We’ve got a wonderful staff at Denali, and I’m looking forward to doing what we can to take care of them.

ADN: To follow up on the Pretty Rocks Landslide issue, how are you imagining its resolution? What does that look like in five,10, 20 years in your mind?

Merrell: We know what it looks like through 2025. We’re going to start this construction project and get a bridge across the slide, which means we’ve got two more years of this operation where most visitors will turn around before this slide, which is about halfway through our 92-mile road.

That takes some effort. It’s putting a lot of visitors on a concentrated piece of road. We’re finding this year that the visitors are happy with what they’re encountering. We’re really pleased with the reaction to how people feel about this early turnaround. And so that’s what it’ll look like through ‘25: a big construction project and this new temporary turnaround at Mile 45.

ADN: What are you hoping it looks like after 2025?

Merrell: That gets us into a harder question that will certainly take up a lot of time, which is the broader question of, what does it mean to be managing public lands in this time of rapid climate change? Especially in Alaska.

Pretty Rocks is an example of that. But it’s not our only example. And so we’ll have to do some planning and a look at our funding systems and decide what it means for the next 20, 30, 40 years in terms of our infrastructure as the climate continues to change and impact what we’ve got on the ground.

[The Denali Park Road landslide made ‘shocking’ progress last winter, reinforcing the need for a fix]

ADN: Climate change is impacting Alaska in so many different ways. I’m wondering what more specific climate change impacts you’re seeing play out in Denali, and what your plans are for some of those more specifically.

Merrell: So, we’re seeing what everyone in Alaska is seeing — that the permafrost melt and increased temperatures and increased rainfall are creating a lot of movement in the ground, and so we’ve got sinkholes and landslides at an increasing rate.

Some of the foundations of buildings are starting to move. And so a lot of it is going to be just adjusting how we build, how we improve our infrastructure, the methods that we use for a foundation of a building or where we decide to site buildings.

Another aspect is that it’s going to be more expensive to respond to these more catastrophic climate change movements on the ground. And we’re going to have to figure out how we do that and and how and whether we can maintain all of our facilities in the park.


ADN: Overall, can you talk about your vision for the park, as you look into the future?

Merrell: I have inherited some really strong management plans. We’ve got an early and groundbreaking transit system that continues to work to get people into the park without the congestion of personal vehicles.

And we’ve got one of the early backcountry management plans in the system to preserve our wilderness character, of which we have (2 million) acres here.

And so a lot of it’s going to be conducting the adaptive management processes that were wrapped into these strong management plans. They’re just in an age where it’s time to take a look and make sure that we are monitoring the right things and that these directions are working and see if there’s a need to adapt the plans that were put in place.
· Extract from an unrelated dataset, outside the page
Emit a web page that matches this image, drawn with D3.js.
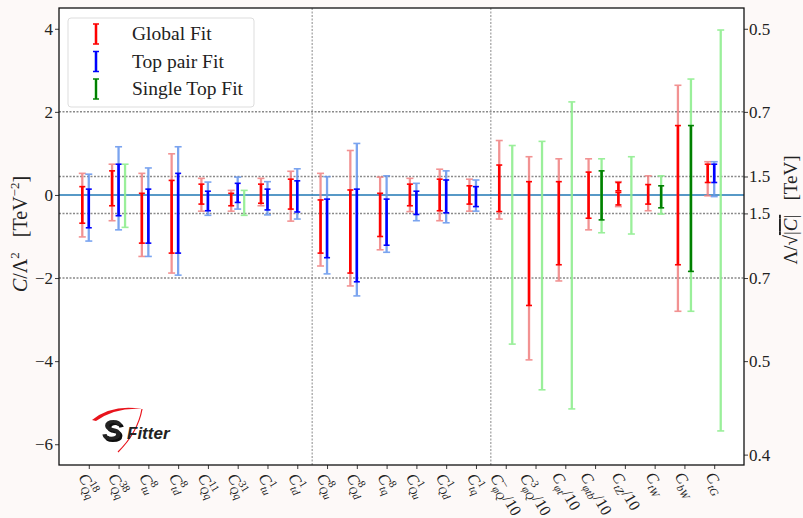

So a lot of it is really making sure we’re on the right track with existing plans.

ADN: What do you hope people who come to the park take away from their time in Denali?

Merrell: I want people who come to Denali to come away with the importance of having these vast, wild places and these ecosystems where you can come and see grizzly bears and wolves in their natural habitat. I want them to take that inspiration home and apply it to their local parks and local national parks and understand the importance of preserving these places.

Correction: A previous version of this story included a statement from Merrell that incorrectly described how many acres of wilderness are in Denali National Park and Preserve. There are 2 million acres of designated wilderness within the park, not 600,000.